TASK DIRECTIONS:
Return exactly, please, the lines that run from the line with "Write the Apache ECharts code for this chart." to the line with "const trialTicks = [0, 152, 456, 760];", ends included, and omit all pictures.

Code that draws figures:
-- start --

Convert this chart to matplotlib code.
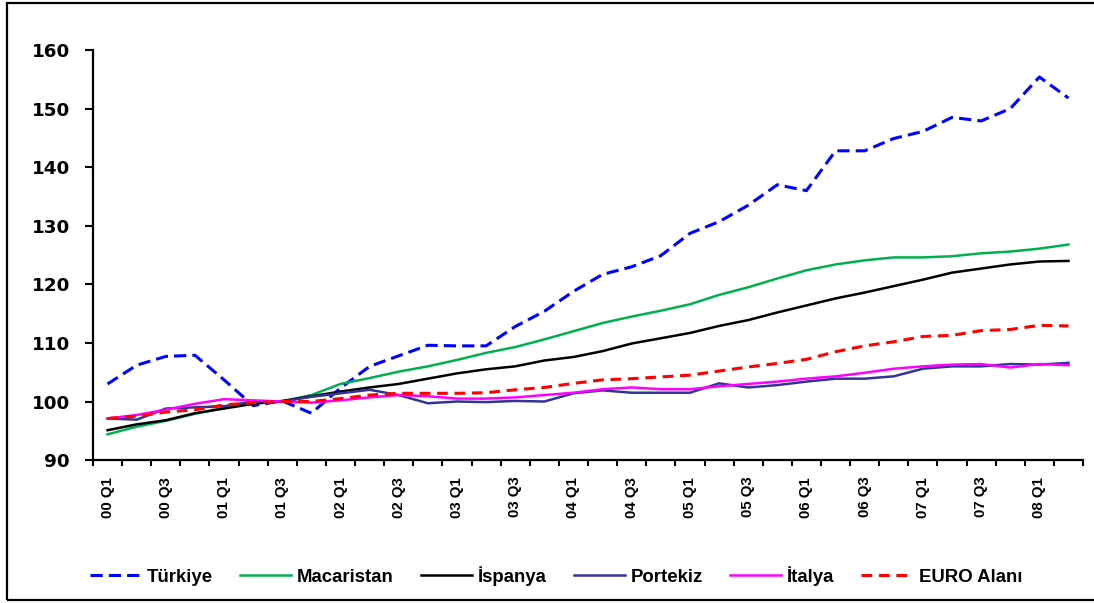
import matplotlib.pyplot as plt
from matplotlib.patches import Rectangle

quarters = ["00 Q1", "00 Q2", "00 Q3", "00 Q4", "01 Q1", "01 Q2", "01 Q3", "01 Q4",
            "02 Q1", "02 Q2", "02 Q3", "02 Q4", "03 Q1", "03 Q2", "03 Q3", "03 Q4",
            "04 Q1", "04 Q2", "04 Q3", "04 Q4", "05 Q1", "05 Q2", "05 Q3", "05 Q4",
            "06 Q1", "06 Q2", "06 Q3", "06 Q4", "07 Q1", "07 Q2", "07 Q3", "07 Q4",
            "08 Q1", "08 Q2"]
tick_labels = ["00 Q1", "00 Q3", "01 Q1", "01 Q3", "02 Q1", "02 Q3", "03 Q1", "03 Q3",
               "04 Q1", "04 Q3", "05 Q1", "05 Q3", "06 Q1", "06 Q3", "07 Q1", "07 Q3",
               "08 Q1"]

turkiye = [103.0, 106.2, 107.7, 107.9, 103.7, 99.3, 100.1, 98.0, 102.3, 106.0,
           107.8, 109.6, 109.5, 109.5, 112.8, 115.4, 118.8, 121.7, 123.0, 124.9,
           128.7, 130.7, 133.5, 137.0, 136.0, 142.8, 142.8, 144.9, 146.1, 148.5,
           147.9, 150.0, 155.4, 151.8]
macaristan = [94.4, 95.7, 96.7, 97.9, 98.9, 99.7, 100.0, 101.1, 103.0, 104.0,
              105.1, 106.0, 107.1, 108.3, 109.3, 110.6, 112.0, 113.4, 114.5, 115.5,
              116.6, 118.2, 119.5, 121.0, 122.4, 123.4, 124.1, 124.6, 124.6, 124.8,
              125.3, 125.6, 126.1, 126.8]
ispanya = [95.1, 96.1, 96.8, 98.0, 98.8, 99.6, 100.1, 100.9, 101.7, 102.4,
           103.0, 103.9, 104.8, 105.5, 106.0, 107.0, 107.6, 108.6, 109.9, 110.8,
           111.7, 112.9, 113.9, 115.2, 116.4, 117.6, 118.6, 119.7, 120.8, 122.0,
           122.7, 123.4, 123.9, 124.0]
portekiz = [97.1, 96.9, 98.8, 99.0, 99.2, 100.0, 100.0, 100.8, 101.4, 102.0,
            101.1, 99.7, 100.0, 99.9, 100.1, 100.0, 101.4, 101.9, 101.5, 101.5,
            101.5, 103.1, 102.4, 102.8, 103.4, 103.9, 103.9, 104.3, 105.6, 106.0,
            106.0, 106.4, 106.3, 106.6]
italya = [97.1, 97.7, 98.6, 99.6, 100.4, 100.2, 100.0, 99.8, 100.2, 100.7,
          101.1, 100.9, 100.5, 100.5, 100.7, 101.1, 101.5, 102.1, 102.4, 102.1,
          102.1, 102.6, 103.0, 103.4, 103.9, 104.3, 104.9, 105.6, 106.0, 106.3,
          106.4, 105.8, 106.4, 106.2]
euro = [97.1, 97.5, 98.2, 98.6, 99.4, 99.8, 100.0, 100.0, 100.5, 101.1,
        101.4, 101.4, 101.4, 101.5, 102.0, 102.4, 103.1, 103.7, 103.9, 104.2,
        104.5, 105.2, 105.9, 106.5, 107.2, 108.5, 109.5, 110.2, 111.1, 111.3,
        112.1, 112.3, 113.0, 112.9]

x = list(range(len(quarters)))

fig = plt.figure(figsize=(10.94, 6.03), dpi=100)
ax = fig.add_axes([0.085, 0.237, 0.905, 0.680])

ax.plot(x, turkiye, color="#0000FF", lw=2.2, dashes=(4, 2), label="Türkiye")
ax.plot(x, macaristan, color="#00B050", lw=1.8, label="Macaristan")
ax.plot(x, ispanya, color="black", lw=1.8, label="İspanya")
ax.plot(x, portekiz, color="#333399", lw=1.8, label="Portekiz")
ax.plot(x, italya, color="#FF00FF", lw=1.8, label="İtalya")
ax.plot(x, euro, color="#FF0000", lw=2.2, dashes=(3.5, 2.2), label="EURO Alanı")

ax.set_xlim(-0.5, len(quarters) - 0.5)
ax.set_ylim(90, 160)
ax.set_yticks(range(90, 161, 10))

for s in ["top", "right"]:
    ax.spines[s].set_visible(False)
for s in ["left", "bottom"]:
    ax.spines[s].set_linewidth(1.6)

ax.set_xticks([quarters.index(t) for t in tick_labels])
ax.set_xticklabels(tick_labels, rotation=90, fontsize=10.8, fontweight="bold",
                   family="Liberation Sans")
ax.set_xticks([i - 0.5 for i in range(len(quarters) + 1)], minor=True)
ax.tick_params(axis="x", which="major", length=0, pad=12)
ax.tick_params(axis="x", which="minor", length=4.5, width=1.5, direction="out")
ax.tick_params(axis="y", length=5.5, width=1.5, pad=11)
for lbl in ax.get_yticklabels():
    lbl.set_fontweight("bold")
    lbl.set_fontsize(13.2)
    lbl.set_family("DejaVu Sans")

fig.legend(loc="center", bbox_to_anchor=(0.508, 0.045), ncol=6, frameon=False,
           prop={"family": "Liberation Sans", "weight": "bold", "size": 13.4},
           handlelength=2.75, handletextpad=0.32, columnspacing=1.45)

fig.add_artist(Rectangle((0.006, 0.005), 1.1, 0.99, transform=fig.transFigure,
                         fill=False, edgecolor="black", lw=1.6, clip_on=False))

plt.savefig("out.png", dpi=100)
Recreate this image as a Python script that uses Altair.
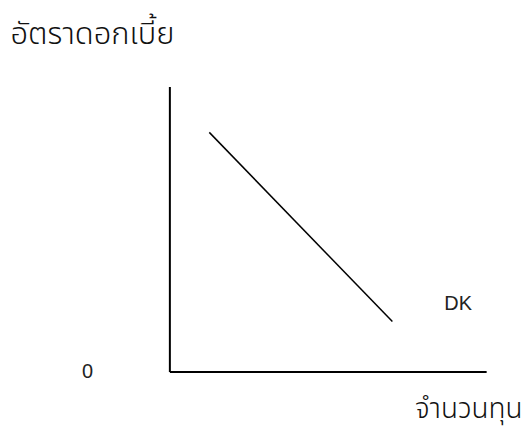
import altair as alt
import pandas as pd

# Demand-for-capital line DK (schematic, arbitrary units)
capital = [12.6, 70.4]
interest = [83.9, 17.5]
curve_label = ["", "DK"]

y_title = "อัตราดอกเบี้ย"
x_title = "จำนวนทุน"
origin_label = [0]

df = pd.DataFrame({"capital": capital, "interest": interest, "label": curve_label})

THAI = "Noto Sans Thai, Noto Sans, sans-serif"
LATIN = "Liberation Sans, Arial, sans-serif"

x_enc = alt.X("capital:Q", scale=alt.Scale(domain=[0, 100], nice=False, zero=False),
              axis=alt.Axis(title=x_title, labels=False, ticks=False, grid=False,
                            domainColor="black", domainWidth=2,
                            titleFont=THAI, titleFontSize=28, titleFontWeight=300,
                            titleColor="#111111", titleAlign="left", titleAnchor="start",
                            titleX=246, titleY=46, titleBaseline="alphabetic"))
y_enc = alt.Y("interest:Q", scale=alt.Scale(domain=[0, 100], nice=False, zero=False),
              axis=alt.Axis(title=y_title, values=origin_label, ticks=False, grid=False,
                            domainColor="black", domainWidth=2,
                            labelFont=LATIN, labelFontSize=20, labelColor="#222222",
                            labelPadding=77, labelBaseline="middle",
                            titleFont=THAI, titleFontSize=31, titleFontWeight=300,
                            titleColor="#111111", titleAngle=0, titleAlign="left",
                            titleX=-160, titleY=-43, titleBaseline="alphabetic"))

line = alt.Chart(df).mark_line(color="black", strokeWidth=1.5).encode(x=x_enc, y=y_enc)

text = alt.Chart(df).mark_text(font=LATIN, fontSize=20, color="#222222", dx=66, dy=-18,
                               align="center", baseline="middle").encode(
    x="capital:Q", y="interest:Q", text="label:N")

chart = (line + text).properties(
    width=318, height=286,
    autosize=alt.AutoSizeParams(type="none"),
    padding={"left": 162, "top": 78, "right": 38, "bottom": 62},
).configure_view(stroke=None)

chart.save("out.html", embed_options={"renderer": "svg", "actions": False})
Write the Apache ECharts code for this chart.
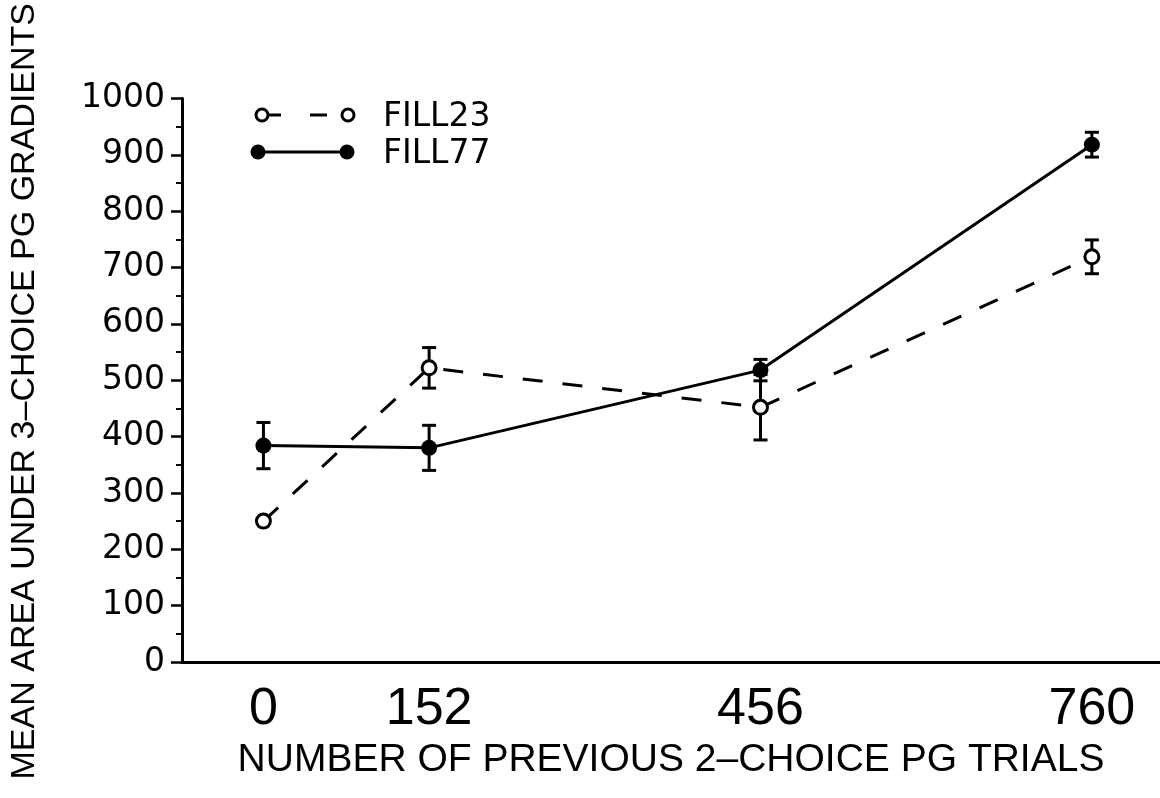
<!DOCTYPE html>
<html>
<head>
<meta charset="utf-8">
<title>Mean area under 3-choice PG gradients</title>
<script src="https://cdn.jsdelivr.net/npm/echarts@6/dist/echarts.min.js"></script>
<style>
  html, body { margin: 0; padding: 0; background: #fff; }
  #chart { width: 1160px; height: 798px; }
</style>
</head>
<body>
<div id="chart"></div>
<script>
// Number of previous 2-choice PG trials
const trials = [0, 152, 456, 760];
const trialTicks = [0, 152, 456, 760];

// Group means and error half-widths
const fill23 = [250, 522, 452, 719];
const fill23Err = [0, 36, 58, 30];
const fill77 = [384, 380, 518, 918];
const fill77Err = [41, 40, 19, 22];

const yTicks = [0, 1000, 100]; // min, max, step

const INK = '#000';

function pairs(xs, ys) {
  return xs.map((x, i) => [x, ys[i]]);
}
function errRows(xs, ys, es) {
  return xs.map((x, i) => [x, ys[i], es[i]]);
}

// Error bar: vertical stem with a short horizontal cap at each end
function renderErr(params, api) {
  const x = api.value(0), y = api.value(1), e = api.value(2);
  if (!e) return null;
  const hi = api.coord([x, y + e]);
  const lo = api.coord([x, y - e]);
  const cap = 7;
  const style = { stroke: INK, lineWidth: 3, fill: null };
  return {
    type: 'group',
    children: [
      { type: 'line', shape: { x1: hi[0], y1: hi[1], x2: lo[0], y2: lo[1] }, style },
      { type: 'line', shape: { x1: hi[0] - cap, y1: hi[1], x2: hi[0] + cap, y2: hi[1] }, style },
      { type: 'line', shape: { x1: lo[0] - cap, y1: lo[1], x2: lo[0] + cap, y2: lo[1] }, style }
    ]
  };
}

const chart = echarts.init(document.getElementById('chart'), null, { renderer: 'canvas' });

const legendStyle = { stroke: INK, lineWidth: 3 };
const legendFont = '33px "DejaVu Sans"';

chart.setOption({
  animation: false,
  backgroundColor: '#fff',
  grid: { left: 177, right: 0, top: 89, bottom: 136 },
  xAxis: {
    type: 'value',
    min: -74.7,
    max: 822.5,
    name: 'NUMBER OF PREVIOUS 2\u2013CHOICE PG TRIALS',
    nameLocation: 'middle',
    nameGap: 76,
    nameTextStyle: { color: INK, fontFamily: 'Liberation Sans', fontSize: 39 },
    axisLine: { show: true, onZero: false, lineStyle: { color: INK, width: 3 } },
    axisTick: { show: false },
    splitLine: { show: false },
    axisLabel: {
      customValues: trialTicks,
      color: INK,
      fontFamily: 'Liberation Sans',
      fontSize: 52,
      margin: 22
    }
  },
  yAxis: {
    type: 'value',
    min: yTicks[0],
    max: yTicks[1],
    interval: yTicks[2],
    name: 'MEAN AREA UNDER 3\u2013CHOICE PG GRADIENTS',
    nameLocation: 'middle',
    nameGap: 140,
    nameTextStyle: { color: INK, fontFamily: 'Liberation Sans', fontSize: 34, padding: [0, 22, 0, 0] },
    axisLine: { show: true, onZero: false, lineStyle: { color: INK, width: 3 } },
    axisTick: { show: true, length: 11, lineStyle: { color: INK, width: 2.5 } },
    minorTick: { show: true, splitNumber: 2, length: 6, lineStyle: { color: INK, width: 2 } },
    splitLine: { show: false },
    axisLabel: {
      color: INK,
      fontFamily: 'DejaVu Sans',
      fontSize: 33,
      margin: 17,
      formatter: (v) => String(v)
    }
  },
  graphic: [
    // FILL23 key: open circle, dashes, open circle
    { type: 'circle', shape: { cx: 262, cy: 115, r: 6 }, style: { fill: '#fff', stroke: INK, lineWidth: 3 } },
    { type: 'line', shape: { x1: 269, y1: 115, x2: 281, y2: 115 }, style: legendStyle },
    { type: 'line', shape: { x1: 310, y1: 115, x2: 327, y2: 115 }, style: legendStyle },
    { type: 'circle', shape: { cx: 348, cy: 115, r: 6 }, style: { fill: '#fff', stroke: INK, lineWidth: 3 } },
    { type: 'text', x: 383, y: 117, style: { text: 'FILL23', font: legendFont, fill: INK, verticalAlign: 'middle' } },
    // FILL77 key: filled circle, solid line, filled circle
    { type: 'circle', shape: { cx: 258, cy: 152, r: 7.5 }, style: { fill: INK } },
    { type: 'line', shape: { x1: 264, y1: 152, x2: 340, y2: 152 }, style: legendStyle },
    { type: 'circle', shape: { cx: 347, cy: 152, r: 7.5 }, style: { fill: INK } },
    { type: 'text', x: 383, y: 154, style: { text: 'FILL77', font: legendFont, fill: INK, verticalAlign: 'middle' } }
  ],
  series: [
    {
      name: 'FILL23 error',
      type: 'custom',
      z: 1,
      renderItem: renderErr,
      data: errRows(trials, fill23, fill23Err)
    },
    {
      name: 'FILL77 error',
      type: 'custom',
      z: 1,
      renderItem: renderErr,
      data: errRows(trials, fill77, fill77Err)
    },
    {
      name: 'FILL23',
      type: 'line',
      z: 3,
      data: pairs(trials, fill23),
      symbol: 'circle',
      symbolSize: 14,
      showAllSymbol: true,
      lineStyle: { color: INK, width: 3, type: [20, 20] },
      itemStyle: { color: '#fff', borderColor: INK, borderWidth: 3 }
    },
    {
      name: 'FILL77',
      type: 'line',
      z: 2,
      data: pairs(trials, fill77),
      symbol: 'circle',
      symbolSize: 16,
      showAllSymbol: true,
      lineStyle: { color: INK, width: 3 },
      itemStyle: { color: INK, borderWidth: 0 }
    }
  ]
});
</script>
</body>
</html>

-- end --

SOLUTION FOR THIS PROBLEM:
Write the Apache ECharts code for this chart.
<!DOCTYPE html>
<html>
<head>
<meta charset="utf-8">
<title>Mean area under 3-choice PG gradients</title>
<script src="https://cdn.jsdelivr.net/npm/echarts@6/dist/echarts.min.js"></script>
<style>
  html, body { margin: 0; padding: 0; background: #fff; }
  #chart { width: 1160px; height: 798px; }
</style>
</head>
<body>
<div id="chart"></div>
<script>
// Number of previous 2-choice PG trials
const trials = [0, 152, 456, 760];
const trialTicks = [0, 152, 456, 760];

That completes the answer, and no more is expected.